Given task: Nothing outside the range is to be copied. From the entries below, reproduce exactly the lines starting at the one with "Convert this chart" and ending at the one with "import pandas as pd", without pictures.

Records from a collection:
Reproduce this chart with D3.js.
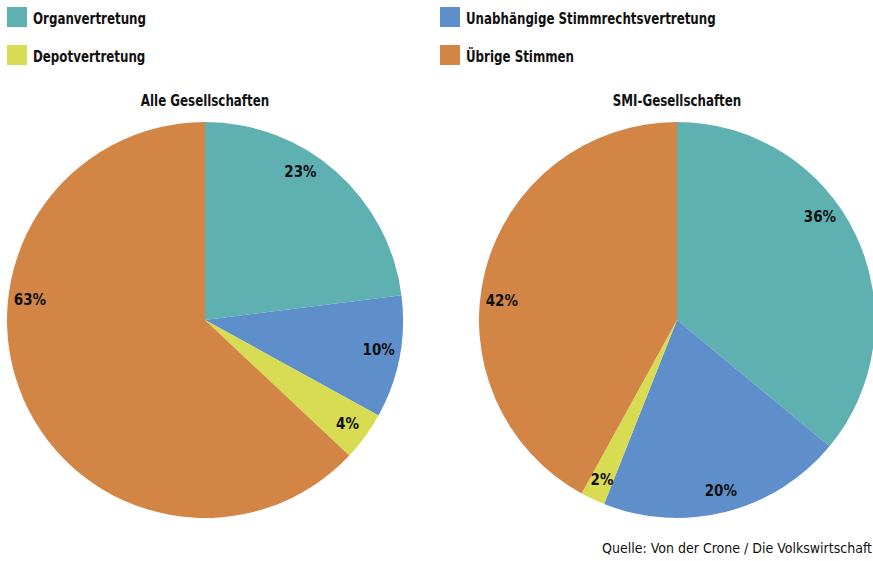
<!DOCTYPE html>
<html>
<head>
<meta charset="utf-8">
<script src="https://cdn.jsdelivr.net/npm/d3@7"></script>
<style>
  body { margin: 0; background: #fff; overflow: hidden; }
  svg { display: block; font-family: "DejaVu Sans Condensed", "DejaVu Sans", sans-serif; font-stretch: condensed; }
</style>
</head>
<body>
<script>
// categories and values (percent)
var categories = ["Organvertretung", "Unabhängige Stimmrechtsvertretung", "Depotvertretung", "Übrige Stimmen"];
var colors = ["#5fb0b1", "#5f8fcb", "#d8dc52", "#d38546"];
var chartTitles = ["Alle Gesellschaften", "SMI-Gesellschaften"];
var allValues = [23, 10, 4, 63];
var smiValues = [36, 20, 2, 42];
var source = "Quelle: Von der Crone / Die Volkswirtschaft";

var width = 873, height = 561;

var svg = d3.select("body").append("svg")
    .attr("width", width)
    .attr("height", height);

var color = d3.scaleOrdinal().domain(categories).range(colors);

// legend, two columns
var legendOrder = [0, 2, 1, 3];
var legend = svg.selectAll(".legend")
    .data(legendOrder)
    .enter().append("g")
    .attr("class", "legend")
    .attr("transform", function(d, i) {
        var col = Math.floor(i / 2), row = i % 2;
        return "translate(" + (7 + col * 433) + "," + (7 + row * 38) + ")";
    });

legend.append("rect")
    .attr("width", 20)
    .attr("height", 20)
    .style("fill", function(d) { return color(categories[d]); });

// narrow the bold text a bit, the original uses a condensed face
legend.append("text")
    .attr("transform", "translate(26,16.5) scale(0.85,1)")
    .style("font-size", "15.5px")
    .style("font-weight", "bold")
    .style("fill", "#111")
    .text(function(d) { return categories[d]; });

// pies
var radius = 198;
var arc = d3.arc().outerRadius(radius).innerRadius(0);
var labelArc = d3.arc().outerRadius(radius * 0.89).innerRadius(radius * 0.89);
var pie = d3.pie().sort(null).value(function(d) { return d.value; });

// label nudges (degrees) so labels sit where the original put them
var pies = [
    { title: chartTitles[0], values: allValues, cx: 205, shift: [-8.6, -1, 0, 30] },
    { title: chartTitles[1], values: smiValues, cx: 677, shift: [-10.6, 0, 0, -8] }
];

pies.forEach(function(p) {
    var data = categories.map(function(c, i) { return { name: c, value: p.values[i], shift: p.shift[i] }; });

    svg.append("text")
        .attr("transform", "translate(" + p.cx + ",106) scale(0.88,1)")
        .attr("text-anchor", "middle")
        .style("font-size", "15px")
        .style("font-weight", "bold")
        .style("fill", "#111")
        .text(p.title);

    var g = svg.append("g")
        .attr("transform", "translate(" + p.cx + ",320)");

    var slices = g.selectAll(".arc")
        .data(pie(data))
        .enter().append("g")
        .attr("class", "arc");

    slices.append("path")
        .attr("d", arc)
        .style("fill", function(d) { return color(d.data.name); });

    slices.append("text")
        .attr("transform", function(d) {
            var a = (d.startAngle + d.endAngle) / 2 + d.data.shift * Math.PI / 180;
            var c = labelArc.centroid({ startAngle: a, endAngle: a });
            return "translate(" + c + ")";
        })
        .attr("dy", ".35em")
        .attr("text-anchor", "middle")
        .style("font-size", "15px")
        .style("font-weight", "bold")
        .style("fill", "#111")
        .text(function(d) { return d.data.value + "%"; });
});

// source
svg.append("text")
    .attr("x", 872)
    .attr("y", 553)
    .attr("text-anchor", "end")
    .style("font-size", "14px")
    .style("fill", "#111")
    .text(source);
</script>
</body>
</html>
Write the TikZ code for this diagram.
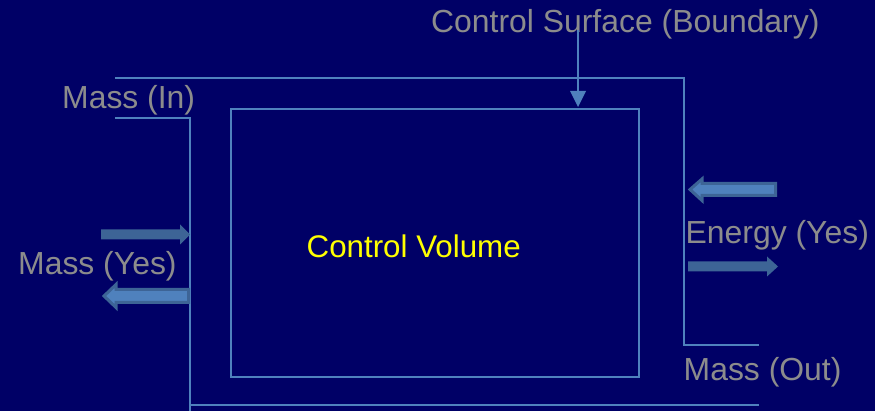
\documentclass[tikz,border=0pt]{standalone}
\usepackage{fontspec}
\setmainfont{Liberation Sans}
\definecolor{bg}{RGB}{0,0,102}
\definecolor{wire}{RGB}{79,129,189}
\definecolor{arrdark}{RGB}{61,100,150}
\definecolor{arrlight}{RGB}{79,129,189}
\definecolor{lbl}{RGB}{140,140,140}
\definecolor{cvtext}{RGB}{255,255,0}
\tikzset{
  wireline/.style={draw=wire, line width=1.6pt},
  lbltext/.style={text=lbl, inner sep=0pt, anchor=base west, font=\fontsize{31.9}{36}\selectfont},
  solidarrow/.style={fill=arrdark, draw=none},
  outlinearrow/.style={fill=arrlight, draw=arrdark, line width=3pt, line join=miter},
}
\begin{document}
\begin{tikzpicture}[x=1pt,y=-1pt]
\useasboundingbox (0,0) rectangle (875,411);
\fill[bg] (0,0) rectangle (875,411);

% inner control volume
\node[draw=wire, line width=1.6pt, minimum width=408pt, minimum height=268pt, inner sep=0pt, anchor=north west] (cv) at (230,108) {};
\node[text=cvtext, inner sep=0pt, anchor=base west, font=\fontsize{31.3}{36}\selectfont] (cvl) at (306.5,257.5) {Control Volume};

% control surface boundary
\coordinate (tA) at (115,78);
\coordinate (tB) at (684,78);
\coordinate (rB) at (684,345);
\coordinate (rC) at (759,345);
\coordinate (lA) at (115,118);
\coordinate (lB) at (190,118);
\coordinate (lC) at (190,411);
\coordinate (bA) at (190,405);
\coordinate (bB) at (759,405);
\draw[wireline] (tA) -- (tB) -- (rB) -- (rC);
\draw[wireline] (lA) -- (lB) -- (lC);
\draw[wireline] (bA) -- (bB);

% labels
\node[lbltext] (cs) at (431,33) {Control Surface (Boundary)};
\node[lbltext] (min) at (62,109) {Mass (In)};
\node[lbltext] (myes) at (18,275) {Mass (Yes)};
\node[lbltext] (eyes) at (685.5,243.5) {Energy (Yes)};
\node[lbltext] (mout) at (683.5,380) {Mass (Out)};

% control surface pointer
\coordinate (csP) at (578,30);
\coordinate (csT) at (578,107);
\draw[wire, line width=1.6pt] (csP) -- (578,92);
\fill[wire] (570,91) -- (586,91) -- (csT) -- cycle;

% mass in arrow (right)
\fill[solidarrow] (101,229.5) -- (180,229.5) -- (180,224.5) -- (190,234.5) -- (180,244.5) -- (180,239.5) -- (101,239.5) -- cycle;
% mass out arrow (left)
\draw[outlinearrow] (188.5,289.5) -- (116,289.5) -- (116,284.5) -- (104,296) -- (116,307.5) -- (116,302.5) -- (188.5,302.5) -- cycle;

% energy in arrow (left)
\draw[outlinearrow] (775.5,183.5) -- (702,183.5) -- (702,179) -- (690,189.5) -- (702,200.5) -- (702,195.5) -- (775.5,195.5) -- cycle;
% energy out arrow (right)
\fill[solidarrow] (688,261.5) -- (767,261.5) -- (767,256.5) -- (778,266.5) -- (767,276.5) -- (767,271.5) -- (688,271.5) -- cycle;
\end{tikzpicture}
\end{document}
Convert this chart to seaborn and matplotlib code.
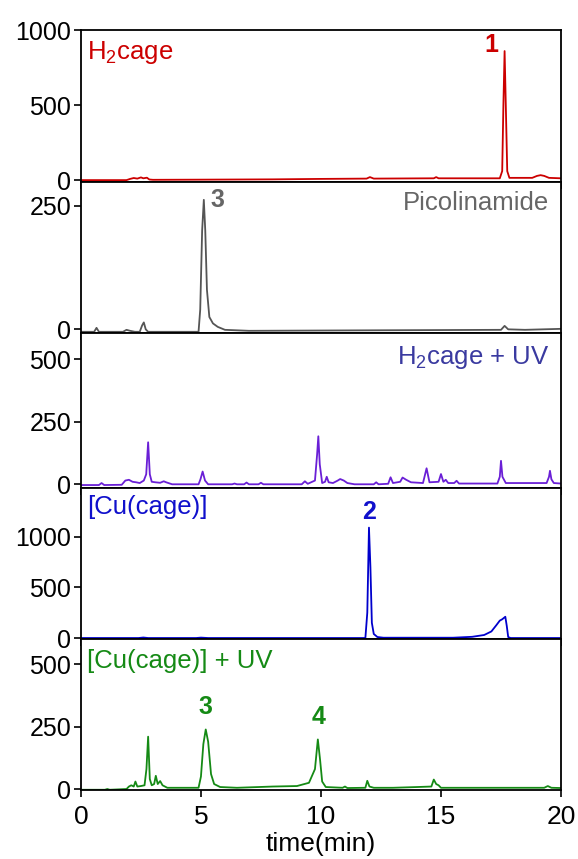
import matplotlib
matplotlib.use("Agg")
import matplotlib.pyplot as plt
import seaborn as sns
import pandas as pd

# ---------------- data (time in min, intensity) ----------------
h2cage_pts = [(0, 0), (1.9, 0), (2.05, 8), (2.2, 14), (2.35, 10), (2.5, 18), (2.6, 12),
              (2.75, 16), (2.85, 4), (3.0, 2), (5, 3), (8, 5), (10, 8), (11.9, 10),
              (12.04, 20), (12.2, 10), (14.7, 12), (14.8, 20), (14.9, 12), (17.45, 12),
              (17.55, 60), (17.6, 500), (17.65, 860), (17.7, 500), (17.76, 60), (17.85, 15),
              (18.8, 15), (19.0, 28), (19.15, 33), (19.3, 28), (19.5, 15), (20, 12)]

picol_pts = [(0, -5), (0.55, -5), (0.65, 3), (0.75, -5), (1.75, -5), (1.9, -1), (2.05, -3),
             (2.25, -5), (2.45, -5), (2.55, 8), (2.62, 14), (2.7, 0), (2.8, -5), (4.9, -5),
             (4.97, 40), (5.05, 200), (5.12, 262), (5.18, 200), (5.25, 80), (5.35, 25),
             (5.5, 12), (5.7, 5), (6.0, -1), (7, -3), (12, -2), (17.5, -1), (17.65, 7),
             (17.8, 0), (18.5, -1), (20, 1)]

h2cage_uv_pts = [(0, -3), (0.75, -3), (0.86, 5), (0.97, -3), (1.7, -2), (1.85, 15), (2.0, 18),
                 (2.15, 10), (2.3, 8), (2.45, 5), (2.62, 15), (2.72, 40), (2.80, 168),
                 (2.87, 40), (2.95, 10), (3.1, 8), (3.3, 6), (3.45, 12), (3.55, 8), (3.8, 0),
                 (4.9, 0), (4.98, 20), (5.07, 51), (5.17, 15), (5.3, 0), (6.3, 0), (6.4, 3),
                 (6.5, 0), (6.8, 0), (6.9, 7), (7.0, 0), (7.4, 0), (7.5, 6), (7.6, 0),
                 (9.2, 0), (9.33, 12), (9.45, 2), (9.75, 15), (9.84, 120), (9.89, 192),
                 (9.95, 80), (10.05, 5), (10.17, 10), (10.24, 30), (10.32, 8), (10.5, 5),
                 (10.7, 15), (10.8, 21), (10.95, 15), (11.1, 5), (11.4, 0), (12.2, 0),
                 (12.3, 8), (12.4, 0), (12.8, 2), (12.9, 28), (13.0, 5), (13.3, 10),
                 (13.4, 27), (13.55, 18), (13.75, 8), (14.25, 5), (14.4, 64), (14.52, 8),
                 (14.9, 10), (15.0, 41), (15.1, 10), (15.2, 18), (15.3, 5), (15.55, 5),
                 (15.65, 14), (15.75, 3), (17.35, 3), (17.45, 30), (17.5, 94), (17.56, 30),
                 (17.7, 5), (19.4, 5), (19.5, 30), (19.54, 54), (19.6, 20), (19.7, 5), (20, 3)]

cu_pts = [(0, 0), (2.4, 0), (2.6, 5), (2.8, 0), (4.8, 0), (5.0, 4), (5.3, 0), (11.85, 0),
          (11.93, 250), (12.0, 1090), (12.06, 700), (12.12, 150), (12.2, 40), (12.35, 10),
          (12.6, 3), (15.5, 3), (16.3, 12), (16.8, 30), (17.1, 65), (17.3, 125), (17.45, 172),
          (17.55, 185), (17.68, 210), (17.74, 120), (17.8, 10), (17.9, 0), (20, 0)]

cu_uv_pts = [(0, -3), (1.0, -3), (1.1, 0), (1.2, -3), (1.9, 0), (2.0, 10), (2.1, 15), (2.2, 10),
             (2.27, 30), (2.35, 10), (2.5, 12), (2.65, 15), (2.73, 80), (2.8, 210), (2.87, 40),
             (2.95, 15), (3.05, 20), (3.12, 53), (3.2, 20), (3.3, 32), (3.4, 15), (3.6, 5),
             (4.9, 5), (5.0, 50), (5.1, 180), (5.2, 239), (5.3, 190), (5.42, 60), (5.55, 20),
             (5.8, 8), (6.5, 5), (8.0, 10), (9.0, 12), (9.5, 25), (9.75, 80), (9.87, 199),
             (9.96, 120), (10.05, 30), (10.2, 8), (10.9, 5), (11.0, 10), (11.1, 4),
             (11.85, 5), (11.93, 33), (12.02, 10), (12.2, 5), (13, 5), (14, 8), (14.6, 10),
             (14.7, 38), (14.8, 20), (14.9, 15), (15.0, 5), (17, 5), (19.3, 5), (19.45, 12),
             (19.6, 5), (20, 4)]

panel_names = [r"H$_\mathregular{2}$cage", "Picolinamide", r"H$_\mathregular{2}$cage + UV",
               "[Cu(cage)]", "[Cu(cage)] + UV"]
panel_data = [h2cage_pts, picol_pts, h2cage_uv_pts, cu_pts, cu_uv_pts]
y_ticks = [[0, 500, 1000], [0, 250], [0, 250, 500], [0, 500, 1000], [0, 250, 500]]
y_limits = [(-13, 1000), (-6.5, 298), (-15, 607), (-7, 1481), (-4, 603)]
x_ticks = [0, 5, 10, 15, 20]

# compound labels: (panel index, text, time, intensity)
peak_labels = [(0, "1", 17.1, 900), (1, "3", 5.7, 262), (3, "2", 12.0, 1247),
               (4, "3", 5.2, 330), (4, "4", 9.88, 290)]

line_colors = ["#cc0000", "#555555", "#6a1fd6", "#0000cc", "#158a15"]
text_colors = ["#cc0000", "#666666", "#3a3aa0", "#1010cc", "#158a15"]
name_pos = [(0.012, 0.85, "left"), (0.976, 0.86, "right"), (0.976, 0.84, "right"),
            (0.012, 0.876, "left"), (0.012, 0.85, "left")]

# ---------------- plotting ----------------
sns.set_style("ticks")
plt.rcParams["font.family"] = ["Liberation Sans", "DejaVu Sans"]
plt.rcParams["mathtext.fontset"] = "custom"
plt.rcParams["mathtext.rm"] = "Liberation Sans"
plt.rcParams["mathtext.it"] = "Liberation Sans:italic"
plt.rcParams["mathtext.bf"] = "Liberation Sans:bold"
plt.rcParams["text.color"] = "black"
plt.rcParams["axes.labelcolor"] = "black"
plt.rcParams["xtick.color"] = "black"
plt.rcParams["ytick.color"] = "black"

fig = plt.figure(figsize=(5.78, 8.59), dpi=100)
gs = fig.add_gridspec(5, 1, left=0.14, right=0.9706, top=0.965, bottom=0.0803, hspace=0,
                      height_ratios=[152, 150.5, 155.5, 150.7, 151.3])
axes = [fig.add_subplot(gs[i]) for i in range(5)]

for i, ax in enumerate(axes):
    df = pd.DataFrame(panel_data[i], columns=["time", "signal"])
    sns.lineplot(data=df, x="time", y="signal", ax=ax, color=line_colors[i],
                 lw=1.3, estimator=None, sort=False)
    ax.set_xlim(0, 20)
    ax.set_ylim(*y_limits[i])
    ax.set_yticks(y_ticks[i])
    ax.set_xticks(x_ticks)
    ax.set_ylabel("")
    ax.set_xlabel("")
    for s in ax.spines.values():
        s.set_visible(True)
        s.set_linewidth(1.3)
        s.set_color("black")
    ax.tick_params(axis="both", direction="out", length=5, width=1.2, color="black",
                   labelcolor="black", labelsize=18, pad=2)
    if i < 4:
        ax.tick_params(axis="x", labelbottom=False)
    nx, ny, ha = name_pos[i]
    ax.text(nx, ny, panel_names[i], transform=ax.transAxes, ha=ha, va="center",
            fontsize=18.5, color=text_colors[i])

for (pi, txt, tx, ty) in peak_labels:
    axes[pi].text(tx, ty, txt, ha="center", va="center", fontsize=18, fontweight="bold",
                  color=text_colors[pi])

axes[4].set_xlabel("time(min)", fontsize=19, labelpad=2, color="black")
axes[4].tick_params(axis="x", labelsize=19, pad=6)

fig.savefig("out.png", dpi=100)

Result for this task:
Convert this chart to seaborn and matplotlib code.
import matplotlib
matplotlib.use("Agg")
import matplotlib.pyplot as plt
import seaborn as sns
import pandas as pd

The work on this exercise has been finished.